Even then, however, The Gambler struggles to establish sufficient stakes. Beyond the fact that one can write and the other can throw a ball nothing is really done to develop Brie Larson’s Amy or Anthony Kelley’s Lamar into sympathetic or even believable supporting characters. Nobody in The Gambler seems to care much about anything, be it literature or self-preservation, least of all Jim. There is no conflict of any kind — either internal or external — just meaningless money changing hands without any thought for what those sums might in fact represent: be it a bad investment or a dead family member. At no point do you believe that Jim’s life is in danger; instead, it’s just a case of waiting until William Monohan has finished writing the same scenes over and over and finally decided to (literally) write off his protagonist’s debts — Jim Bennett having apparently learned absolutely nothing along the way.
Amazingly, The Gambler isn’t completely without merit.
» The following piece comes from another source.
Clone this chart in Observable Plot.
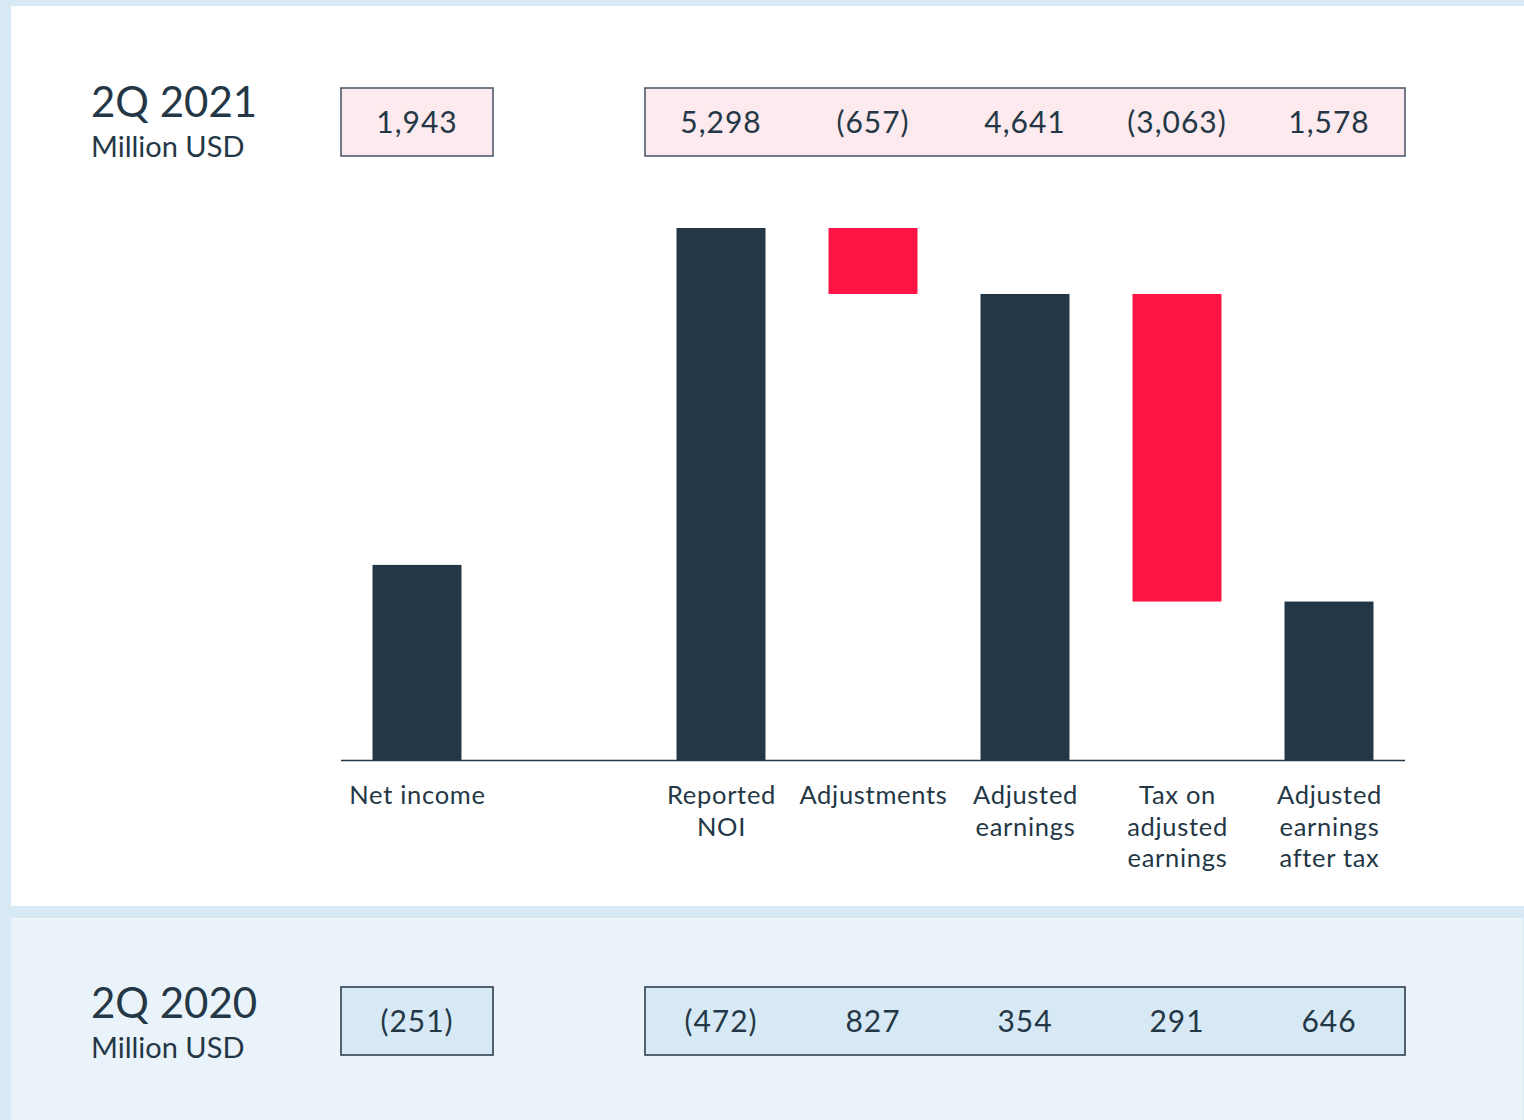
<!DOCTYPE html>
<html>
<head>
<meta charset="utf-8">
<script src="https://cdn.jsdelivr.net/npm/d3@7"></script>
<script src="https://cdn.jsdelivr.net/npm/@observablehq/plot@0.6"></script>
<style>
  html, body { margin: 0; padding: 0; }
  body { background: #d6e9f5; width: 1524px; height: 1120px; overflow: hidden; font-family: Lato, "Open Sans", sans-serif; color: #243746; }
  #page { position: relative; width: 1524px; height: 1120px; }
  .panel { position: absolute; }
  .title { position: absolute; left: 91px; font-size: 42px; line-height: 42px; white-space: nowrap; }
  .sub { position: absolute; left: 91px; font-size: 29px; line-height: 29px; white-space: nowrap; }
  #chart { position: absolute; left: 0; top: 0; }
  #chart svg g[aria-label="x-axis tick label"] text { letter-spacing: 0.7px; }
  #chart svg text.boxval { letter-spacing: 1px; }
</style>
</head>
<body>
<div id="page">
  <div class="panel" style="left:11px;top:6px;width:1513px;height:900px;background:#ffffff;"></div>
  <div class="panel" style="left:11px;top:918px;width:1512px;height:202px;background:#eaf3fa;border-top:1px solid #f6fafd;"></div>
  <div class="title" style="top:80px;">2Q 2021</div>
  <div class="sub" style="top:131px;">Million USD</div>
  <div class="title" style="top:981px;">2Q 2020</div>
  <div class="sub" style="top:1032px;">Million USD</div>
  <div id="chart"></div>
</div>
<script>
// ---- data ----
const categories = ["Net income", "_gap", "Reported NOI", "Adjustments", "Adjusted earnings", "Tax on adjusted earnings", "Adjusted earnings after tax"];
const axisLabels = ["Net income", "", "Reported\nNOI", "Adjustments", "Adjusted\nearnings", "Tax on\nadjusted\nearnings", "Adjusted\nearnings\nafter tax"];
const barCategories = ["Net income", "Reported NOI", "Adjustments", "Adjusted earnings", "Tax on adjusted earnings", "Adjusted earnings after tax"];
const values2021 = [1943, 5298, -657, 4641, -3063, 1578];
const kinds = ["total", "total", "delta", "total", "delta", "total"];
const labels2021 = ["1,943", "5,298", "(657)", "4,641", "(3,063)", "1,578"];
const labels2020 = ["(251)", "(472)", "827", "354", "291", "646"];
const boxGroups = [["Net income"], ["Reported NOI", "Adjustments", "Adjusted earnings", "Tax on adjusted earnings", "Adjusted earnings after tax"]];

const NAVY = "#243746";
const RED = "#ff1446";

// waterfall table
let running = 0;
const bars = barCategories.map((c, i) => {
  const v = values2021[i];
  let y1, y2;
  if (kinds[i] === "total") { y1 = 0; y2 = v; running = v; }
  else { y1 = running; y2 = running + v; running = running + v; }
  return {cat: c, y1, y2, kind: kinds[i]};
});

const chart = Plot.plot({
  width: 1524,
  height: 1120,
  marginLeft: 341,
  marginRight: 119,
  marginTop: 228,
  marginBottom: 360,
  style: {background: "transparent", fontFamily: "Lato, 'Open Sans', sans-serif", color: NAVY, overflow: "visible"},
  x: {domain: categories, padding: 0},
  y: {domain: [0, 5298], axis: null},
  marks: [
    Plot.barY(bars, {x: "cat", y1: "y1", y2: "y2", fill: d => d.kind === "total" ? NAVY : RED, insetLeft: 31.5, insetRight: 31.5}),
    Plot.ruleY([0], {stroke: NAVY, strokeWidth: 1.5}),
    Plot.axisX({
      tickSize: 0, tickPadding: 21, fontSize: 25.5, lineHeight: 1.24,
      tickFormat: d => axisLabels[categories.indexOf(d)],
      fill: NAVY, label: null
    })
  ]
});
document.getElementById("chart").appendChild(chart);

// value boxes drawn with the chart's own x scale
const xs = chart.scale("x");
const svg = d3.select(chart);
function drawRow(labels, top, h, fill, stroke) {
  const g = svg.append("g");
  boxGroups.forEach(group => {
    const x0 = xs.apply(group[0]);
    const x1 = xs.apply(group[group.length - 1]) + xs.bandwidth;
    g.append("rect").attr("x", x0).attr("y", top).attr("width", x1 - x0).attr("height", h)
      .attr("fill", fill).attr("stroke", stroke).attr("stroke-width", 1.6);
  });
  barCategories.forEach((c, i) => {
    g.append("text").attr("class", "boxval")
      .attr("x", xs.apply(c) + xs.bandwidth / 2).attr("y", top + h / 2)
      .attr("text-anchor", "middle").attr("dy", "0.38em")
      .attr("font-size", 30).attr("fill", NAVY)
      .attr("font-family", "Lato, 'Open Sans', sans-serif")
      .text(labels[i]);
  });
}
drawRow(labels2021, 88, 68, "#fdeaee", "#4e5d6c");
drawRow(labels2020, 987, 68, "#d6e9f5", "#2f4050");
</script>
</body>
</html>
Director Rupert Wyatt does the best he can, and in spite of a largely unremarkable cast and a repetitive script he manages to keep things at least watchable. John Goodman and Emory Cohen are similarly on fine (as in: acceptable) form, with the former stripping half-naked for one of the more bizarre business transactions of the year so far. The only fully clothed person to really make an impression is Jessica Lange, who, applying all the tricks she has learnt over the seasons at FX’s American Horror Story, adds another scene-stealing matriarch to her collection. Sadly, however, Jim’s mother is all but forgotten after only her second appearance, and disappears from the narrative mid-way through the second act, having bailed her son out for the very last time. Tellingly, you spend the rest of the film wondering whatever happened to her.
Self-destructive behaviour is never much fun to watch, but coupled with uninspiring seminars and interminable poker sessions Jim Bennett’s downward spiral is particularly tedious. Wahlberg has been worse, but sadly that’s not saying an awful lot.